**Exercise requirements**. What is the count of lines that hold the word "React"? Give only the number.

### Extracted records

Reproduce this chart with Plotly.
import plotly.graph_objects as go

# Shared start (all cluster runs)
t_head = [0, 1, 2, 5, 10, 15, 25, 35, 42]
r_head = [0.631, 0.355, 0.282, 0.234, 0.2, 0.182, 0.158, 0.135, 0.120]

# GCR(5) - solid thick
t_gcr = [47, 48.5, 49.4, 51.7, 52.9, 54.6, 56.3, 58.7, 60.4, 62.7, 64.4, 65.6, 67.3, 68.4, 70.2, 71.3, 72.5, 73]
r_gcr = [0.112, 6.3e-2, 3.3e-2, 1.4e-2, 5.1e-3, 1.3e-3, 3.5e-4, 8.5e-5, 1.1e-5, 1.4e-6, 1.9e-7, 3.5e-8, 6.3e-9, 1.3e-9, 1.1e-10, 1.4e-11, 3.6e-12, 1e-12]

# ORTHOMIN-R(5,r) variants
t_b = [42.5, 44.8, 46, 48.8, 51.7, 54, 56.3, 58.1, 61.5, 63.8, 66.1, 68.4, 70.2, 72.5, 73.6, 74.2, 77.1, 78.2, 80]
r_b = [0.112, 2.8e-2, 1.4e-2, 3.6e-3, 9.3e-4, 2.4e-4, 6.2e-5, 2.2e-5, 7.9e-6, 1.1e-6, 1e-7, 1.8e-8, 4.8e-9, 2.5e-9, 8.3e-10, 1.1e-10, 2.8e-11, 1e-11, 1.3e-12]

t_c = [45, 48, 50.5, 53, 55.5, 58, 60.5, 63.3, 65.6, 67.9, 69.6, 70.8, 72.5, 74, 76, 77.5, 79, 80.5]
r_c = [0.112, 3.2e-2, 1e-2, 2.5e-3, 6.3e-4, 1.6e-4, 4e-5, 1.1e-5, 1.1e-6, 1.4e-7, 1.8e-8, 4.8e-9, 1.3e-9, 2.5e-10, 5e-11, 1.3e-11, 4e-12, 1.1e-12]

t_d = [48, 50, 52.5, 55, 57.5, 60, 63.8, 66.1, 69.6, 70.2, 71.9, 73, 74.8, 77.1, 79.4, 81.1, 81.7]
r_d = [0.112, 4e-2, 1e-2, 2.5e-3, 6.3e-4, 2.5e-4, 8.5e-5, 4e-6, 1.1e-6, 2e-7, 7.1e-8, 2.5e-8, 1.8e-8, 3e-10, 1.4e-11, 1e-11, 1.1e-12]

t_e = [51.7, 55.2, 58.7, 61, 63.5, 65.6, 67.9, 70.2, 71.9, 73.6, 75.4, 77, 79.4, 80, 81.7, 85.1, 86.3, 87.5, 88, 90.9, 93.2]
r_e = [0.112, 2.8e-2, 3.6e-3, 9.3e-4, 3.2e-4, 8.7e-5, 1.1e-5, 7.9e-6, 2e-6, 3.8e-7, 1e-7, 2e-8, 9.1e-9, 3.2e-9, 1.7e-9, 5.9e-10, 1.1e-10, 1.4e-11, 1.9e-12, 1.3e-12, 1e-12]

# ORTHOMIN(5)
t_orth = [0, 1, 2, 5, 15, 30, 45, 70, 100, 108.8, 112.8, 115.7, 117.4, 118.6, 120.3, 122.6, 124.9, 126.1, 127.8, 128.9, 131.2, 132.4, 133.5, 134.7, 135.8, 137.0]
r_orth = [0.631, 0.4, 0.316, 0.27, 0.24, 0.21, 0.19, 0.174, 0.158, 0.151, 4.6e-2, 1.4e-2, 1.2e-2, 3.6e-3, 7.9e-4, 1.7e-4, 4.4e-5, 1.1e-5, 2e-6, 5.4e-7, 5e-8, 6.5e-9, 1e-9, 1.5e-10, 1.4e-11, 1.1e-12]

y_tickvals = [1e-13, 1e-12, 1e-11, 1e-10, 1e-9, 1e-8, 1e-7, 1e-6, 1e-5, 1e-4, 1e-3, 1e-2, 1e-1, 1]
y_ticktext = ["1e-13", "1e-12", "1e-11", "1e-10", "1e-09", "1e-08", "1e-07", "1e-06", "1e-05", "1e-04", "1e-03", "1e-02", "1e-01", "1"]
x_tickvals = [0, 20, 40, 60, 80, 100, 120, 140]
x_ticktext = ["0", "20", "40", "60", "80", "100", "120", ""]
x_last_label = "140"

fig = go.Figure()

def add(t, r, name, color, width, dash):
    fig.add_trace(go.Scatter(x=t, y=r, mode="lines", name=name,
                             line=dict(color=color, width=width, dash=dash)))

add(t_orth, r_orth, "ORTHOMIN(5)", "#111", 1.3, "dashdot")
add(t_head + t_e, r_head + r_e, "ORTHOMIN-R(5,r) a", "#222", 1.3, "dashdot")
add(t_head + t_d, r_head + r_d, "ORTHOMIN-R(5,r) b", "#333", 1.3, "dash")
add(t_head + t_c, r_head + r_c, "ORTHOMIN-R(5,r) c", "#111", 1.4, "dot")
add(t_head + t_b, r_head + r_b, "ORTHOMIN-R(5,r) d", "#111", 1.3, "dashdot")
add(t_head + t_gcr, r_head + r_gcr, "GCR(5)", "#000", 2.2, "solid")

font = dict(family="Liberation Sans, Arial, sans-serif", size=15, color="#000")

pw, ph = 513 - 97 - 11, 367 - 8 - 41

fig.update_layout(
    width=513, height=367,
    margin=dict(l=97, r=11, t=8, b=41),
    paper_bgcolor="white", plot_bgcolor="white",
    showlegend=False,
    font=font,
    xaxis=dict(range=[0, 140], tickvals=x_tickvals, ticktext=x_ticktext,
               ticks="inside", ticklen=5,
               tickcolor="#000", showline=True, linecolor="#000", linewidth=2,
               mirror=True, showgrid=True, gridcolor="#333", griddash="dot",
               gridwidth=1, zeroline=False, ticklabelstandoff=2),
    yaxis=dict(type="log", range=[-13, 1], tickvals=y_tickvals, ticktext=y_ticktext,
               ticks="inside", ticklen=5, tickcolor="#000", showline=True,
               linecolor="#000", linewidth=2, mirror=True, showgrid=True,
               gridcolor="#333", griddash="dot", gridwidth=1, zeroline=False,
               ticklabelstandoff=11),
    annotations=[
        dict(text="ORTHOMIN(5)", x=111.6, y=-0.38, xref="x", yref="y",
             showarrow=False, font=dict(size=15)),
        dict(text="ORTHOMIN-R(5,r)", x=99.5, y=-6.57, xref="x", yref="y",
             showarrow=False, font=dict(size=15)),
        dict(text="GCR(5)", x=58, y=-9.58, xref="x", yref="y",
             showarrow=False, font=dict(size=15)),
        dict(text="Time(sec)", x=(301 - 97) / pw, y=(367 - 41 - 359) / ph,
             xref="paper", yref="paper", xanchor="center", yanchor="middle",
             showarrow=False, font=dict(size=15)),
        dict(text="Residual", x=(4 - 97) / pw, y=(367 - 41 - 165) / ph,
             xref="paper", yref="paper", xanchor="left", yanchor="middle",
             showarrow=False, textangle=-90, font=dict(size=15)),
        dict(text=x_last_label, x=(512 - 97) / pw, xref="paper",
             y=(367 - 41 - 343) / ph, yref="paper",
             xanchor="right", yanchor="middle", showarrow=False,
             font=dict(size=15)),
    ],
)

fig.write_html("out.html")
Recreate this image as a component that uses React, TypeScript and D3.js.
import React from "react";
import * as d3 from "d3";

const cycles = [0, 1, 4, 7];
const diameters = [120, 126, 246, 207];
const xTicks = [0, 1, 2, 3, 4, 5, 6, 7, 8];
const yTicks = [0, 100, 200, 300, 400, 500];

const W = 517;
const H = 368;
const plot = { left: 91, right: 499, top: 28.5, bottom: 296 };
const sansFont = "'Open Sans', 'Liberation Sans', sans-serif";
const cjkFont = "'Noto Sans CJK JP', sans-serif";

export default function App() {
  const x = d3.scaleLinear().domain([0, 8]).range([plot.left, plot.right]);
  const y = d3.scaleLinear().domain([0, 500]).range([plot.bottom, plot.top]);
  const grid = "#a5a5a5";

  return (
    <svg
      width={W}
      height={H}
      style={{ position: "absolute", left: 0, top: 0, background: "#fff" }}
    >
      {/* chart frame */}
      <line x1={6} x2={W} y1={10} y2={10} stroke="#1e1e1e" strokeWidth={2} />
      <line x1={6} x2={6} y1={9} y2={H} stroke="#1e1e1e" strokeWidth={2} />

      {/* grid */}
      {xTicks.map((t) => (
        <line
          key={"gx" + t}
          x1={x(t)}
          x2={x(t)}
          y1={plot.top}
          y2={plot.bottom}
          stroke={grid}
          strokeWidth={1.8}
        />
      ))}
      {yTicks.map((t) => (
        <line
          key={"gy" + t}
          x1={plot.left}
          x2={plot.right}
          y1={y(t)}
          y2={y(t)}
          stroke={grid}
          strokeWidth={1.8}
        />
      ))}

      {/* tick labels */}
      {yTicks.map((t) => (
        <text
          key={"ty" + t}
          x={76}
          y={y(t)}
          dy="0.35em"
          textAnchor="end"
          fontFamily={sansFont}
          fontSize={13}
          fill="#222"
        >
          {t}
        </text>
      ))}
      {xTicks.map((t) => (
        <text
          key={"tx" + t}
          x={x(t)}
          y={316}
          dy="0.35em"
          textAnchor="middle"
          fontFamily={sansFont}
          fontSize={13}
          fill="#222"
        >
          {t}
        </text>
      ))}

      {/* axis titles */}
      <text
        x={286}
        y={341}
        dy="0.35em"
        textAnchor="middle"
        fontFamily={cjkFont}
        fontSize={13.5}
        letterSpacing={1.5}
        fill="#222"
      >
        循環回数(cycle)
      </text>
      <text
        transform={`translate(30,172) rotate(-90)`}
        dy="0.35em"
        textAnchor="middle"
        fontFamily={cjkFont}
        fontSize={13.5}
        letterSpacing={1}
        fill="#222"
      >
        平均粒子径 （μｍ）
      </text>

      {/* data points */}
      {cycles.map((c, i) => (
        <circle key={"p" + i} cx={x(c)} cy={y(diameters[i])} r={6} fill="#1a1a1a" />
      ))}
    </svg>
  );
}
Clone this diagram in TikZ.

######

**Complete response**. 2